Records shown ::
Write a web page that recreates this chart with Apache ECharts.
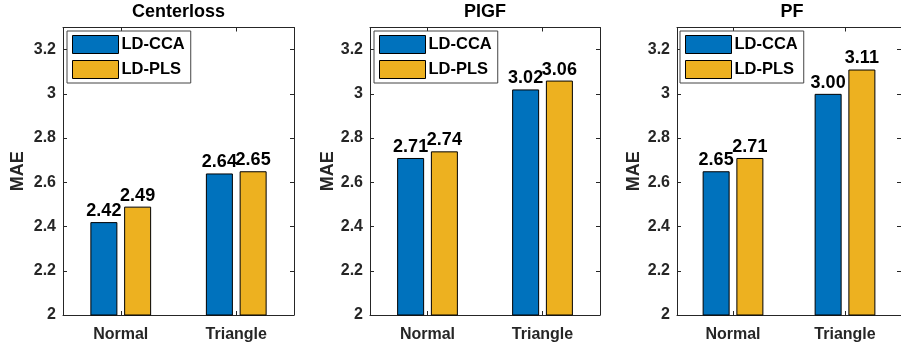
<!DOCTYPE html>
<html>
<head>
<meta charset="utf-8">
<title>MAE comparison</title>
<script src="https://cdn.jsdelivr.net/npm/echarts@6/dist/echarts.min.js"></script>
<style>
  html, body { margin: 0; padding: 0; background: #ffffff; }
  #chart { width: 901px; height: 349px; }
</style>
</head>
<body>
<div id="chart"></div>
<script>
// Categories and tick settings
const categories = ['Normal', 'Triangle'];
const seriesNames = ['LD-CCA', 'LD-PLS'];
const panelTitles = ['Centerloss', 'PIGF', 'PF'];
const yMin = 2;
const yMax = 3.3;
const yStep = 0.2;

// MAE values per method
const centerlossCCA = [2.42, 2.64];
const centerlossPLS = [2.49, 2.65];
const pigfCCA = [2.71, 3.02];
const pigfPLS = [2.74, 3.06];
const pfCCA = [2.65, 3.00];
const pfPLS = [2.71, 3.11];

const panelData = [
  [centerlossCCA, centerlossPLS],
  [pigfCCA, pigfPLS],
  [pfCCA, pfPLS]
];

// Layout of the three panels (pixels)
const panels = [
  { left: 63, width: 231, nameGap: 36, legendLeft: 67 },
  { left: 370, width: 230, nameGap: 33, legendLeft: 374 },
  { left: 677, width: 230, nameGap: 34, legendLeft: 680 }
];
const gridTop = 27.5;
const gridHeight = 287.5;

const FONT = '"Liberation Sans", Arial, Helvetica, sans-serif';
const AXIS_COLOR = '#262626';
const colors = ['#0072BD', '#EDB120'];

const grids = [], xAxes = [], yAxes = [], series = [], titles = [], legends = [];

panels.forEach((p, i) => {
  grids.push({ left: p.left, top: gridTop, width: p.width, height: gridHeight, containLabel: false });

  titles.push({
    text: panelTitles[i],
    left: p.left + p.width / 2,
    top: 3,
    textAlign: 'center',
    padding: 0,
    textStyle: { fontFamily: FONT, fontSize: 18, fontWeight: 'bold', color: '#000000' }
  });

  legends.push({
    data: seriesNames,
    orient: 'vertical',
    left: p.legendLeft,
    top: 31,
    itemWidth: 46,
    itemHeight: 18,
    itemGap: 6,
    padding: [4, 6, 4, 5],
    icon: 'rect',
    backgroundColor: '#ffffff',
    borderColor: '#444444',
    borderWidth: 1,
    selectedMode: false,
    itemStyle: { borderWidth: 1, borderColor: '#000000' },
    textStyle: { fontFamily: FONT, fontSize: 16.5, fontWeight: 'bold', color: '#000000', padding: [0, 0, 0, -2] }
  });

  // bottom category axis with labels
  xAxes.push({
    type: 'category',
    gridIndex: i,
    data: categories,
    position: 'bottom',
    axisLine: { show: true, lineStyle: { color: AXIS_COLOR, width: 1 } },
    axisTick: { show: true, inside: true, alignWithLabel: true, length: 4, lineStyle: { color: AXIS_COLOR } },
    axisLabel: { margin: 12, fontFamily: FONT, fontSize: 16, fontWeight: 'bold', color: AXIS_COLOR },
    splitLine: { show: false }
  });
  // top mirror axis (box edge + ticks)
  xAxes.push({
    type: 'category',
    gridIndex: i,
    data: categories,
    position: 'top',
    axisLine: { show: true, lineStyle: { color: AXIS_COLOR, width: 1 } },
    axisTick: { show: true, inside: true, alignWithLabel: true, length: 4, lineStyle: { color: AXIS_COLOR } },
    axisLabel: { show: false },
    splitLine: { show: false }
  });

  // left value axis with labels
  yAxes.push({
    type: 'value',
    gridIndex: i,
    position: 'left',
    min: yMin,
    max: yMax,
    interval: yStep,
    name: 'MAE',
    nameLocation: 'middle',
    nameRotate: 90,
    nameGap: p.nameGap,
    nameTextStyle: { fontFamily: FONT, fontSize: 18, fontWeight: 'bold', color: AXIS_COLOR },
    axisLine: { show: true, lineStyle: { color: AXIS_COLOR, width: 1 } },
    axisTick: { show: true, inside: true, length: 4, lineStyle: { color: AXIS_COLOR } },
    axisLabel: { margin: 7, showMaxLabel: false, fontFamily: FONT, fontSize: 16, fontWeight: 'bold', color: AXIS_COLOR },
    splitLine: { show: false }
  });
  // right mirror axis (box edge + ticks)
  yAxes.push({
    type: 'value',
    gridIndex: i,
    position: 'right',
    min: yMin,
    max: yMax,
    interval: yStep,
    axisLine: { show: true, lineStyle: { color: AXIS_COLOR, width: 1 } },
    axisTick: { show: true, inside: true, length: 4, lineStyle: { color: AXIS_COLOR } },
    axisLabel: { show: false },
    splitLine: { show: false }
  });

  panelData[i].forEach((vals, s) => {
    series.push({
      name: seriesNames[s],
      type: 'bar',
      xAxisIndex: i * 2,
      yAxisIndex: i * 2,
      data: vals,
      barWidth: 27,
      barGap: '25%',
      itemStyle: { color: colors[s], borderColor: '#000000', borderWidth: 1 },
      label: {
        show: true,
        position: 'top',
        distance: 2,
        formatter: (d) => d.value.toFixed(2),
        fontFamily: FONT,
        fontSize: 18,
        fontWeight: 'bold',
        color: '#000000'
      },
      emphasis: { disabled: true },
      animation: false
    });
  });
});

const chart = echarts.init(document.getElementById('chart'), null, { renderer: 'canvas' });
chart.setOption({
  backgroundColor: '#ffffff',
  animation: false,
  title: titles,
  legend: legends,
  grid: grids,
  xAxis: xAxes,
  yAxis: yAxes,
  series: series
});
</script>
</body>
</html>
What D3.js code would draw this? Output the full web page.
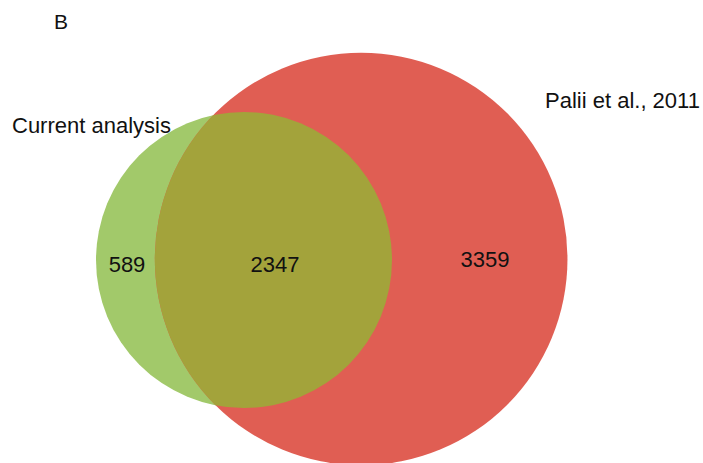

Brief :: Lines in the records that hold the word "page" are to be counted; give only the total.

Result of this task :: 2